**What is needed:** The data below should be restated word for word, with every picture omitted.

**Raw data:**
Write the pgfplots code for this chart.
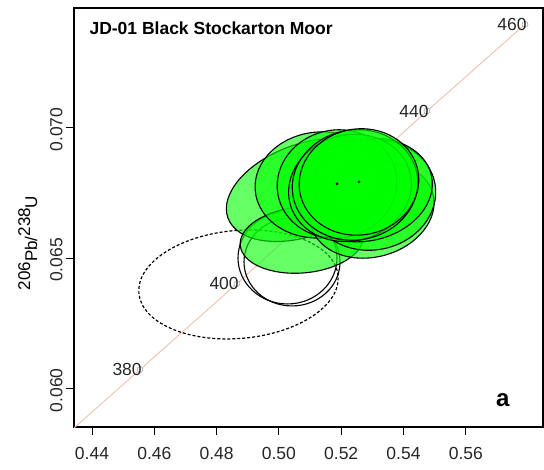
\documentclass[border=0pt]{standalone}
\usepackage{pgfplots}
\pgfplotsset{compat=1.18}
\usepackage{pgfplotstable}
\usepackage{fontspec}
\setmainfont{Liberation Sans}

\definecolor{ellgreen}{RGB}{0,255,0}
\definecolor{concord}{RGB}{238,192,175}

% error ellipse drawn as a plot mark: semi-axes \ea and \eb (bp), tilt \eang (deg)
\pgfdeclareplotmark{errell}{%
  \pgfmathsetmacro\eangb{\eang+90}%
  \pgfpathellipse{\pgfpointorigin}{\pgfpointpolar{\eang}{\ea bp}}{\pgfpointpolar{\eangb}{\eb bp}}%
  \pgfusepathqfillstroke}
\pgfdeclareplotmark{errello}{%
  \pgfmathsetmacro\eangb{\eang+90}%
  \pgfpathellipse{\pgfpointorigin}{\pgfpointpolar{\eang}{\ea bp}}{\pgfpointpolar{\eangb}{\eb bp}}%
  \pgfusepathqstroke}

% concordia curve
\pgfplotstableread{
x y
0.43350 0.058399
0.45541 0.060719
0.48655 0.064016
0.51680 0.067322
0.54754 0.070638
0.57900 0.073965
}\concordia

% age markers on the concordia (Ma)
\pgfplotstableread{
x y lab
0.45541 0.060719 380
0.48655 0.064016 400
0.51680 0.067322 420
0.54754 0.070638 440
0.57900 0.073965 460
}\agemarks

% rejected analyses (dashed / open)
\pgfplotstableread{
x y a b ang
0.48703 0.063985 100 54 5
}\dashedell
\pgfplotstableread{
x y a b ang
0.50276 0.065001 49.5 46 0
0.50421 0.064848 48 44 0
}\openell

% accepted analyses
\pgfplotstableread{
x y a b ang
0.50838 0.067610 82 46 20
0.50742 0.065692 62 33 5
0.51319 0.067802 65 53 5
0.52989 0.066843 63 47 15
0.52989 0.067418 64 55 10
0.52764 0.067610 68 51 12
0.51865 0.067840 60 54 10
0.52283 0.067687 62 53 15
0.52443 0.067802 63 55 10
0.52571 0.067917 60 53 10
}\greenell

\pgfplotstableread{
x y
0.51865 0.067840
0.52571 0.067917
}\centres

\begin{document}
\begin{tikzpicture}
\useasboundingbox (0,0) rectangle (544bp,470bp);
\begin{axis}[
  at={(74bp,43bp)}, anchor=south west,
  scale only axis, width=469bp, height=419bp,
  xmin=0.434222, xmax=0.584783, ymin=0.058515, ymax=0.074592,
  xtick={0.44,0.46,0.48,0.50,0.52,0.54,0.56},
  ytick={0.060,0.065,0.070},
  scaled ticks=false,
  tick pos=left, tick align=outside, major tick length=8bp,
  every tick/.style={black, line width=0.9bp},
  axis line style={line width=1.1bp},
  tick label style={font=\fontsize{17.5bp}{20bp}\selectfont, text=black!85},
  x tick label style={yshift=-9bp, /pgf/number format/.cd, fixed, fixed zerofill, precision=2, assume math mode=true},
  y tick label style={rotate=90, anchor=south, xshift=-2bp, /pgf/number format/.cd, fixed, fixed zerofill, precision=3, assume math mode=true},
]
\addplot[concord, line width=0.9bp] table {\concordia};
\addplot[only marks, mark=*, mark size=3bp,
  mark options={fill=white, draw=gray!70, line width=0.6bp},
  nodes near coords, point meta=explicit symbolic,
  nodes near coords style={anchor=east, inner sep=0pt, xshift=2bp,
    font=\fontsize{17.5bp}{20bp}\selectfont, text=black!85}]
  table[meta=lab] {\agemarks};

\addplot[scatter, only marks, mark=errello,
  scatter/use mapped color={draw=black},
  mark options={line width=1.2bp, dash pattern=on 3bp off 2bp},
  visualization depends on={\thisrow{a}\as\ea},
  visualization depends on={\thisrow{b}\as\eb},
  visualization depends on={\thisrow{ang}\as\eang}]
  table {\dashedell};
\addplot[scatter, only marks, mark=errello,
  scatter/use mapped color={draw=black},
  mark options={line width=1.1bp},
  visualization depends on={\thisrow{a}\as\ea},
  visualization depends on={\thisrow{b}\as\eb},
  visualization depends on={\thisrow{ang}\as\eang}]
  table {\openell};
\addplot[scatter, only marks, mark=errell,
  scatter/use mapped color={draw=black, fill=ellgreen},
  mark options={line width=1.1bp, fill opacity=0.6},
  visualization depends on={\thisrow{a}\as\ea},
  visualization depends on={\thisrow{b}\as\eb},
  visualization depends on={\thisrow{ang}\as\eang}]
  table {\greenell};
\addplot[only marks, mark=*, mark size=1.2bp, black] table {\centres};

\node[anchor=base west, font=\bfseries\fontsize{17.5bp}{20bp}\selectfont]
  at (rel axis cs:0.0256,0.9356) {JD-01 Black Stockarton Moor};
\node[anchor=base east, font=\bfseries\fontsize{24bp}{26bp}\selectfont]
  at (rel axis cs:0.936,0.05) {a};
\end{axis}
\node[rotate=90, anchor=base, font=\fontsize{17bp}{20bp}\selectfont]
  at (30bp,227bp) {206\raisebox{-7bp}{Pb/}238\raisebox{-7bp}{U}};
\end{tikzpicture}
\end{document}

**Task answer:**
Write the pgfplots code for this chart.
\documentclass[border=0pt]{standalone}
\usepackage{pgfplots}
\pgfplotsset{compat=1.18}
\usepackage{pgfplotstable}
\usepackage{fontspec}
\setmainfont{Liberation Sans}

\definecolor{ellgreen}{RGB}{0,255,0}
\definecolor{concord}{RGB}{238,192,175}

% error ellipse drawn as a plot mark: semi-axes \ea and \eb (bp), tilt \eang (deg)
\pgfdeclareplotmark{errell}{%
  \pgfmathsetmacro\eangb{\eang+90}%
  \pgfpathellipse{\pgfpointorigin}{\pgfpointpolar{\eang}{\ea bp}}{\pgfpointpolar{\eangb}{\eb bp}}%
  \pgfusepathqfillstroke}
\pgfdeclareplotmark{errello}{%
  \pgfmathsetmacro\eangb{\eang+90}%
  \pgfpathellipse{\pgfpointorigin}{\pgfpointpolar{\eang}{\ea bp}}{\pgfpointpolar{\eangb}{\eb bp}}%
  \pgfusepathqstroke}

% concordia curve
\pgfplotstableread{
x y
0.43350 0.058399
0.45541 0.060719
0.48655 0.064016
0.51680 0.067322
0.54754 0.070638
0.57900 0.073965
}\concordia

% age markers on the concordia (Ma)
\pgfplotstableread{
x y lab
0.45541 0.060719 380
0.48655 0.064016 400
0.51680 0.067322 420
0.54754 0.070638 440
0.57900 0.073965 460
}\agemarks

% rejected analyses (dashed / open)
\pgfplotstableread{
x y a b ang
0.48703 0.063985 100 54 5
}\dashedell
\pgfplotstableread{
x y a b ang
0.50276 0.065001 49.5 46 0
0.50421 0.064848 48 44 0
}\openell

% accepted analyses
\pgfplotstableread{
x y a b ang
0.50838 0.067610 82 46 20
0.50742 0.065692 62 33 5
0.51319 0.067802 65 53 5
0.52989 0.066843 63 47 15
0.52989 0.067418 64 55 10
0.52764 0.067610 68 51 12
0.51865 0.067840 60 54 10
0.52283 0.067687 62 53 15
0.52443 0.067802 63 55 10
0.52571 0.067917 60 53 10
}\greenell

\pgfplotstableread{
x y
0.51865 0.067840
0.52571 0.067917
}\centres

\begin{document}
\begin{tikzpicture}
\useasboundingbox (0,0) rectangle (544bp,470bp);
\begin{axis}[
  at={(74bp,43bp)}, anchor=south west,
  scale only axis, width=469bp, height=419bp,
  xmin=0.434222, xmax=0.584783, ymin=0.058515, ymax=0.074592,
  xtick={0.44,0.46,0.48,0.50,0.52,0.54,0.56},
  ytick={0.060,0.065,0.070},
  scaled ticks=false,
  tick pos=left, tick align=outside, major tick length=8bp,
  every tick/.style={black, line width=0.9bp},
  axis line style={line width=1.1bp},
  tick label style={font=\fontsize{17.5bp}{20bp}\selectfont, text=black!85},
  x tick label style={yshift=-9bp, /pgf/number format/.cd, fixed, fixed zerofill, precision=2, assume math mode=true},
  y tick label style={rotate=90, anchor=south, xshift=-2bp, /pgf/number format/.cd, fixed, fixed zerofill, precision=3, assume math mode=true},
]
\addplot[concord, line width=0.9bp] table {\concordia};
\addplot[only marks, mark=*, mark size=3bp,
  mark options={fill=white, draw=gray!70, line width=0.6bp},
  nodes near coords, point meta=explicit symbolic,
  nodes near coords style={anchor=east, inner sep=0pt, xshift=2bp,
    font=\fontsize{17.5bp}{20bp}\selectfont, text=black!85}]
  table[meta=lab] {\agemarks};

\addplot[scatter, only marks, mark=errello,
  scatter/use mapped color={draw=black},
  mark options={line width=1.2bp, dash pattern=on 3bp off 2bp},
  visualization depends on={\thisrow{a}\as\ea},
  visualization depends on={\thisrow{b}\as\eb},
  visualization depends on={\thisrow{ang}\as\eang}]
  table {\dashedell};
\addplot[scatter, only marks, mark=errello,
  scatter/use mapped color={draw=black},
  mark options={line width=1.1bp},
  visualization depends on={\thisrow{a}\as\ea},
  visualization depends on={\thisrow{b}\as\eb},
  visualization depends on={\thisrow{ang}\as\eang}]
  table {\openell};
\addplot[scatter, only marks, mark=errell,
  scatter/use mapped color={draw=black, fill=ellgreen},
  mark options={line width=1.1bp, fill opacity=0.6},
  visualization depends on={\thisrow{a}\as\ea},
  visualization depends on={\thisrow{b}\as\eb},
  visualization depends on={\thisrow{ang}\as\eang}]
  table {\greenell};
\addplot[only marks, mark=*, mark size=1.2bp, black] table {\centres};

\node[anchor=base west, font=\bfseries\fontsize{17.5bp}{20bp}\selectfont]
  at (rel axis cs:0.0256,0.9356) {JD-01 Black Stockarton Moor};
\node[anchor=base east, font=\bfseries\fontsize{24bp}{26bp}\selectfont]
  at (rel axis cs:0.936,0.05) {a};
\end{axis}
\node[rotate=90, anchor=base, font=\fontsize{17bp}{20bp}\selectfont]
  at (30bp,227bp) {206\raisebox{-7bp}{Pb/}238\raisebox{-7bp}{U}};
\end{tikzpicture}
\end{document}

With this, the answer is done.